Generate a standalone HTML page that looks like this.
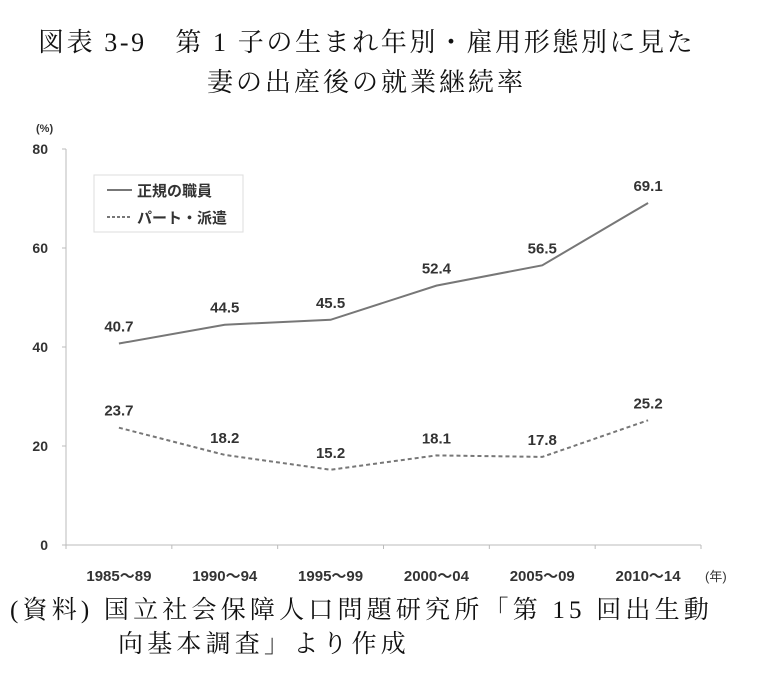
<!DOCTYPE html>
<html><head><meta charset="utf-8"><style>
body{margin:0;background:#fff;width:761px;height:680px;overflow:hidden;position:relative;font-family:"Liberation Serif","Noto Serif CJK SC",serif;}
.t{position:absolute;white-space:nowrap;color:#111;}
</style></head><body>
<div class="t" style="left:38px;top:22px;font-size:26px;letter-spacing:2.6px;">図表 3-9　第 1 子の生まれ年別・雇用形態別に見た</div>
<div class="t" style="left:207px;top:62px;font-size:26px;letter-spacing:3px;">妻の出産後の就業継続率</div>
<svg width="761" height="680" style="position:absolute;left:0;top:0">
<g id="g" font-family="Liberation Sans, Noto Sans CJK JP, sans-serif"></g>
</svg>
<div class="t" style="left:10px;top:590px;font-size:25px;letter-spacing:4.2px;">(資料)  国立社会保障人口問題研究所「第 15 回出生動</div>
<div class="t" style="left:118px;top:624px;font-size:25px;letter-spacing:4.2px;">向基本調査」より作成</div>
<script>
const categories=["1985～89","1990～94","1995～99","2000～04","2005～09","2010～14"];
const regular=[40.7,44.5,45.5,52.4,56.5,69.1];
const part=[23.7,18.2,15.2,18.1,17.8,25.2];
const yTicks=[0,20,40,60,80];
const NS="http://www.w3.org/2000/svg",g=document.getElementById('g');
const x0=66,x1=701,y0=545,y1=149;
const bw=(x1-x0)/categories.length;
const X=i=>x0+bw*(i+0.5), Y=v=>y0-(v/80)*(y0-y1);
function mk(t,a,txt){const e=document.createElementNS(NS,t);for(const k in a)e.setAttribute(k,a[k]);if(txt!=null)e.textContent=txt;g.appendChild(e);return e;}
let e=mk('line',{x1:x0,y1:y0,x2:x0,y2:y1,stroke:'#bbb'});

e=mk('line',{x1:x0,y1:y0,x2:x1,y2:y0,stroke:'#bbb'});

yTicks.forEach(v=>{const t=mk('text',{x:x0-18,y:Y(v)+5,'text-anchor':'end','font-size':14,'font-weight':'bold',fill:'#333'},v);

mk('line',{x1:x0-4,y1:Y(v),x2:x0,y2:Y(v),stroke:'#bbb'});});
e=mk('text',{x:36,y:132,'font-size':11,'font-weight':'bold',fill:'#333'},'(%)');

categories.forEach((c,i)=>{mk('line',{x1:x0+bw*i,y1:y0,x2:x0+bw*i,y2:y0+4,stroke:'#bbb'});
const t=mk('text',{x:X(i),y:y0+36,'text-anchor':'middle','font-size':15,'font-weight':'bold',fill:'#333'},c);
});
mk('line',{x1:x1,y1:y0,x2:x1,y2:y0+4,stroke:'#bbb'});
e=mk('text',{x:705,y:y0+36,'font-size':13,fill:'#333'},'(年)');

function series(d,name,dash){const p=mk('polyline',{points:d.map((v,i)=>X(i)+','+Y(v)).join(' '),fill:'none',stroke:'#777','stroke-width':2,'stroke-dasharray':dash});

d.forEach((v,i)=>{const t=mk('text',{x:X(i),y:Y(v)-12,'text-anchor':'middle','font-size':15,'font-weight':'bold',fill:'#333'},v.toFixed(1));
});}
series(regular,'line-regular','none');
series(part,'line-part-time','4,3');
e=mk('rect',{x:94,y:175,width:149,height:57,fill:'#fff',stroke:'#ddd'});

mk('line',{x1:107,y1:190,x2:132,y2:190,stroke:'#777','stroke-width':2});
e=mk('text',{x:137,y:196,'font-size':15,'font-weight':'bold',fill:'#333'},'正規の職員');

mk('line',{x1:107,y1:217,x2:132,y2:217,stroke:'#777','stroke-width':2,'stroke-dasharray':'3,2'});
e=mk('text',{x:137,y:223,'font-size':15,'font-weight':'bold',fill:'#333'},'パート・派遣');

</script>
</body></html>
□ □ □ □
# WHAT THE EXERCISE ASKS:
Every line of text is to be repeated exactly; pictures are left out.

# RESPONSE:
Generate a standalone HTML page that looks like this.
<!DOCTYPE html>
<html><head><meta charset="utf-8"><style>
body{margin:0;background:#fff;width:761px;height:680px;overflow:hidden;position:relative;font-family:"Liberation Serif","Noto Serif CJK SC",serif;}
.t{position:absolute;white-space:nowrap;color:#111;}
</style></head><body>
<div class="t" style="left:38px;top:22px;font-size:26px;letter-spacing:2.6px;">図表 3-9　第 1 子の生まれ年別・雇用形態別に見た</div>
<div class="t" style="left:207px;top:62px;font-size:26px;letter-spacing:3px;">妻の出産後の就業継続率</div>
<svg width="761" height="680" style="position:absolute;left:0;top:0">
<g id="g" font-family="Liberation Sans, Noto Sans CJK JP, sans-serif"></g>
</svg>
<div class="t" style="left:10px;top:590px;font-size:25px;letter-spacing:4.2px;">(資料)  国立社会保障人口問題研究所「第 15 回出生動</div>
<div class="t" style="left:118px;top:624px;font-size:25px;letter-spacing:4.2px;">向基本調査」より作成</div>
<script>
const categories=["1985～89","1990～94","1995～99","2000～04","2005～09","2010～14"];
const regular=[40.7,44.5,45.5,52.4,56.5,69.1];
const part=[23.7,18.2,15.2,18.1,17.8,25.2];
const yTicks=[0,20,40,60,80];
const NS="http://www.w3.org/2000/svg",g=document.getElementById('g');
const x0=66,x1=701,y0=545,y1=149;
const bw=(x1-x0)/categories.length;
const X=i=>x0+bw*(i+0.5), Y=v=>y0-(v/80)*(y0-y1);
function mk(t,a,txt){const e=document.createElementNS(NS,t);for(const k in a)e.setAttribute(k,a[k]);if(txt!=null)e.textContent=txt;g.appendChild(e);return e;}
let e=mk('line',{x1:x0,y1:y0,x2:x0,y2:y1,stroke:'#bbb'});

e=mk('line',{x1:x0,y1:y0,x2:x1,y2:y0,stroke:'#bbb'});

yTicks.forEach(v=>{const t=mk('text',{x:x0-18,y:Y(v)+5,'text-anchor':'end','font-size':14,'font-weight':'bold',fill:'#333'},v);

mk('line',{x1:x0-4,y1:Y(v),x2:x0,y2:Y(v),stroke:'#bbb'});});
e=mk('text',{x:36,y:132,'font-size':11,'font-weight':'bold',fill:'#333'},'(%)');

categories.forEach((c,i)=>{mk('line',{x1:x0+bw*i,y1:y0,x2:x0+bw*i,y2:y0+4,stroke:'#bbb'});
const t=mk('text',{x:X(i),y:y0+36,'text-anchor':'middle','font-size':15,'font-weight':'bold',fill:'#333'},c);
});
mk('line',{x1:x1,y1:y0,x2:x1,y2:y0+4,stroke:'#bbb'});
e=mk('text',{x:705,y:y0+36,'font-size':13,fill:'#333'},'(年)');

function series(d,name,dash){const p=mk('polyline',{points:d.map((v,i)=>X(i)+','+Y(v)).join(' '),fill:'none',stroke:'#777','stroke-width':2,'stroke-dasharray':dash});

d.forEach((v,i)=>{const t=mk('text',{x:X(i),y:Y(v)-12,'text-anchor':'middle','font-size':15,'font-weight':'bold',fill:'#333'},v.toFixed(1));
});}
series(regular,'line-regular','none');
series(part,'line-part-time','4,3');
e=mk('rect',{x:94,y:175,width:149,height:57,fill:'#fff',stroke:'#ddd'});

mk('line',{x1:107,y1:190,x2:132,y2:190,stroke:'#777','stroke-width':2});
e=mk('text',{x:137,y:196,'font-size':15,'font-weight':'bold',fill:'#333'},'正規の職員');

mk('line',{x1:107,y1:217,x2:132,y2:217,stroke:'#777','stroke-width':2,'stroke-dasharray':'3,2'});
e=mk('text',{x:137,y:223,'font-size':15,'font-weight':'bold',fill:'#333'},'パート・派遣');

</script>
</body></html>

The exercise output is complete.